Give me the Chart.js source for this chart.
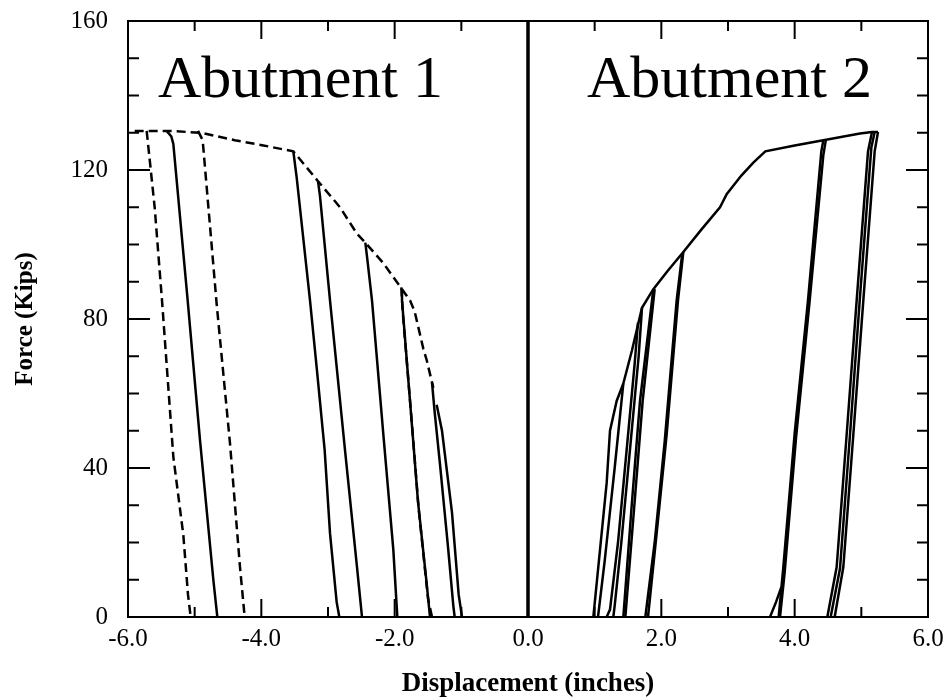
<!DOCTYPE html>
<html>
<head>
<meta charset="utf-8">
<script src="https://cdn.jsdelivr.net/npm/chart.js@4.4.0/dist/chart.umd.min.js"></script>
<style>
  body { margin: 0; background: #fff; }
  canvas { display: block; }
</style>
</head>
<body>
<canvas id="chart" width="947" height="698"></canvas>
<script>
// axis ticks
var xTicks = [-6, -5, -4, -3, -2, -1, 0, 1, 2, 3, 4, 5, 6];
var xLabelValues = [-6, -4, -2, 0, 2, 4, 6];
var yTicks = [0, 10, 20, 30, 40, 50, 60, 70, 80, 90, 100, 110, 120, 130, 140, 150, 160];
var yLabelValues = [0, 40, 80, 120, 160];
var panelNames = ['Abutment 1', 'Abutment 2'];

// Abutment 1 - [displacement (in), force (kips)]
var envelope1 = [[-5.9, 130.5], [-5.72, 130.5], [-5.4, 130.5], [-4.9, 130], [-4.4, 128], [-3.97, 126.6], [-3.52, 125],
  [-3.15, 117], [-2.82, 110], [-2.57, 103], [-2.44, 100.5], [-2.17, 95], [-1.89, 88], [-1.77, 85], [-1.7, 82],
  [-1.57, 72], [-1.52, 69], [-1.42, 61.5]];
var unload1a = [[-5.72, 130.5], [-5.6, 110], [-5.49, 85], [-5.32, 43], [-5.17, 22], [-5.1, 6], [-5.06, 0]];
var unload1b = [[-5.42, 130.5], [-5.35, 129], [-5.32, 127], [-5.11, 86], [-4.92, 47.5], [-4.72, 10], [-4.66, 0]];
var unload1c = [[-4.95, 130.5], [-4.88, 128], [-4.67, 84], [-4.47, 46.6], [-4.32, 13.4], [-4.25, 0]];
var unload1d = [[-3.52, 125], [-3.47, 118], [-3.27, 85], [-3.17, 67], [-3.05, 44.8], [-2.97, 22.5], [-2.87, 4], [-2.83, 0]];
var unload1e = [[-3.15, 117], [-3.12, 113], [-2.97, 85], [-2.745, 44.8], [-2.565, 13.4], [-2.49, 0]];
var unload1f = [[-2.44, 100.5], [-2.41, 96], [-2.34, 85], [-2.17, 49], [-2.02, 18], [-1.96, 0]];
var unload1g = [[-1.89, 88], [-1.89, 85], [-1.77, 58], [-1.65, 31], [-1.52, 9], [-1.47, 0]];
var unload1h = [[-1.9, 88.5], [-1.88, 82], [-1.76, 56], [-1.64, 29], [-1.5, 5], [-1.44, 0]];
var unload1i = [[-1.44, 63], [-1.4, 55], [-1.32, 41], [-1.2, 18.8], [-1.12, 3], [-1.1, 0]];
var unload1j = [[-1.37, 57], [-1.29, 50], [-1.14, 28], [-1.04, 6], [-0.99, 0]];

// Abutment 2
var envelope2 = [[0.98, 0], [1.08, 18], [1.18, 36], [1.23, 50], [1.33, 58], [1.43, 62.7], [1.56, 71.6], [1.71, 83],
  [1.88, 88], [2.1, 93], [2.33, 98], [2.6, 104], [2.88, 110], [2.98, 113.5], [3.2, 118.5], [3.38, 122], [3.56, 125],
  [4.0, 126.6], [4.43, 128], [4.98, 129.8], [5.16, 130.2], [5.25, 130.2]];
var unload2a = [[1.43, 62.7], [1.3, 40], [1.15, 15], [1.05, 0]];
var unload2b = [[1.65, 79], [1.6, 68], [1.47, 43], [1.35, 20], [1.23, 2], [1.18, 0]];
var unload2c = [[1.71, 83], [1.66, 70], [1.53, 45], [1.4, 20], [1.3, 3], [1.28, 0]];
var unload2d = [[1.88, 88], [1.86, 85], [1.68, 58], [1.56, 31], [1.43, 0]];
var unload2e = [[1.9, 88], [1.72, 58], [1.6, 31], [1.46, 0]];
var unload2f = [[2.33, 98], [2.25, 85], [2.08, 49], [1.93, 22.5], [1.8, 0]];
var unload2g = [[2.31, 97], [2.23, 85], [2.05, 47], [1.9, 20], [1.76, 0]];
var unload2h = [[4.43, 128], [4.4, 125], [4.2, 85], [4.0, 49.3], [3.83, 13.4], [3.76, 0]];
var unload2i = [[4.47, 128.3], [4.43, 124], [4.22, 84], [4.02, 48], [3.85, 12], [3.78, 0]];
var reload2a = [[3.63, 0], [3.72, 4], [3.8, 8]];
var unload2j = [[5.16, 130.2], [5.1, 125], [4.93, 85], [4.78, 49], [4.63, 13.4], [4.49, 0]];
var unload2k = [[5.2, 130.2], [5.15, 126], [4.98, 86], [4.83, 49], [4.68, 13], [4.54, 0]];
var unload2l = [[5.25, 130.2], [5.2, 125], [5.03, 85], [4.88, 49], [4.73, 13.4], [4.6, 0]];

// zero line
var zeroLine = [[0, 0], [0, 160]];

function pts(arr) {
  return arr.map(function (p) { return { x: p[0], y: p[1] }; });
}

function line(arr, dashed, width) {
  return {
    data: pts(arr),
    showLine: true,
    borderColor: '#000',
    backgroundColor: '#000',
    borderWidth: width || 2.5,
    borderDash: dashed ? [9, 5] : [],
    pointRadius: 0,
    tension: 0
  };
}

var datasets = [
  line(envelope1, true), line(unload1a, true), line(unload1b, false), line(unload1c, true),
  line(unload1d, false), line(unload1e, false), line(unload1f, false), line(unload1g, false),
  line(unload1h, true), line(unload1i, false), line(unload1j, false),
  line(envelope2, false), line(unload2a, false), line(unload2b, false), line(unload2c, false),
  line(unload2d, false), line(unload2e, false), line(unload2f, false), line(unload2g, false),
  line(unload2h, false), line(unload2i, false), line(reload2a, false), line(unload2j, false),
  line(unload2k, false), line(unload2l, false),
  line(zeroLine, false, 3.5)
];

var serif = '"Liberation Serif", "Times New Roman", serif';

// frame, inward ticks and the two panel names
var insideTicks = {
  id: 'insideTicks',
  afterDatasetsDraw: function (chart) {
    var ctx = chart.ctx, a = chart.chartArea;
    var xs = chart.scales.x, ys = chart.scales.y;
    ctx.save();
    ctx.strokeStyle = '#000';
    ctx.lineWidth = 2;
    ctx.strokeRect(a.left, a.top, a.right - a.left, a.bottom - a.top);
    ctx.beginPath();
    xTicks.forEach(function (v) {
      var px = xs.getPixelForValue(v);
      var len = v % 2 === 0 ? 18 : 10;
      ctx.moveTo(px, a.bottom); ctx.lineTo(px, a.bottom - len);
      ctx.moveTo(px, a.top); ctx.lineTo(px, a.top + len);
    });
    yTicks.forEach(function (v) {
      var py = ys.getPixelForValue(v);
      var len = v % 40 === 0 ? 22 : 11;
      ctx.moveTo(a.left, py); ctx.lineTo(a.left + len, py);
      ctx.moveTo(a.right, py); ctx.lineTo(a.right - len, py);
    });
    ctx.stroke();

    ctx.fillStyle = '#000';
    ctx.font = '60px ' + serif;
    ctx.textBaseline = 'alphabetic';
    ctx.textAlign = 'left';
    ctx.fillText(panelNames[0], xs.getPixelForValue(-5.55), ys.getPixelForValue(139.5));
    ctx.fillText(panelNames[1], xs.getPixelForValue(0.885), ys.getPixelForValue(139.5));
    ctx.restore();
  }
};

new Chart(document.getElementById('chart'), {
  type: 'scatter',
  data: { datasets: datasets },
  options: {
    responsive: false,
    animation: false,
    devicePixelRatio: 1,
    layout: { padding: { top: 21, right: 19, left: 0, bottom: 0 } },
    plugins: { legend: { display: false }, tooltip: { enabled: false } },
    scales: {
      x: {
        type: 'linear',
        min: -6, max: 6,
        afterBuildTicks: function (s) { s.ticks = xTicks.map(function (v) { return { value: v }; }); },
        afterFit: function (s) { s.height = 81; s.paddingLeft = 0; s.paddingRight = 0; },
        grid: { display: false, drawTicks: false },
        border: { display: false },
        ticks: {
          autoSkip: false, maxRotation: 0, padding: 7, color: '#000',
          font: { family: serif, size: 25 },
          callback: function (v) { return xLabelValues.indexOf(v) >= 0 ? v.toFixed(1) : ''; }
        },
        title: {
          display: true, text: 'Displacement (inches)', color: '#000',
          font: { family: serif, size: 27, weight: 'bold', lineHeight: 1.0 },
          padding: { top: 0, bottom: 0 }
        }
      },
      y: {
        type: 'linear',
        min: 0, max: 160,
        afterBuildTicks: function (s) { s.ticks = yTicks.map(function (v) { return { value: v }; }); },
        afterFit: function (s) { s.width = 128; s.paddingTop = 0; s.paddingBottom = 0; },
        grid: { display: false, drawTicks: false },
        border: { display: false },
        ticks: {
          autoSkip: false, padding: 20, color: '#000',
          font: { family: serif, size: 25 },
          callback: function (v) { return yLabelValues.indexOf(v) >= 0 ? String(v) : ''; }
        },
        title: {
          display: true, text: 'Force (Kips)', color: '#000',
          font: { family: serif, size: 25, weight: 'bold' },
          padding: { top: 11, bottom: 0 }
        }
      }
    }
  },
  plugins: [insideTicks]
});
</script>
</body>
</html>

::::

— PROBLEM DETAILS —
From the first line above to the line containing "var panelNames = ['Abutment", repeat each line exactly. Pictures stay out.

— EXERCISE RESPONSE —
Give me the Chart.js source for this chart.
<!DOCTYPE html>
<html>
<head>
<meta charset="utf-8">
<script src="https://cdn.jsdelivr.net/npm/chart.js@4.4.0/dist/chart.umd.min.js"></script>
<style>
  body { margin: 0; background: #fff; }
  canvas { display: block; }
</style>
</head>
<body>
<canvas id="chart" width="947" height="698"></canvas>
<script>
// axis ticks
var xTicks = [-6, -5, -4, -3, -2, -1, 0, 1, 2, 3, 4, 5, 6];
var xLabelValues = [-6, -4, -2, 0, 2, 4, 6];
var yTicks = [0, 10, 20, 30, 40, 50, 60, 70, 80, 90, 100, 110, 120, 130, 140, 150, 160];
var yLabelValues = [0, 40, 80, 120, 160];
var panelNames = ['Abutment 1', 'Abutment 2'];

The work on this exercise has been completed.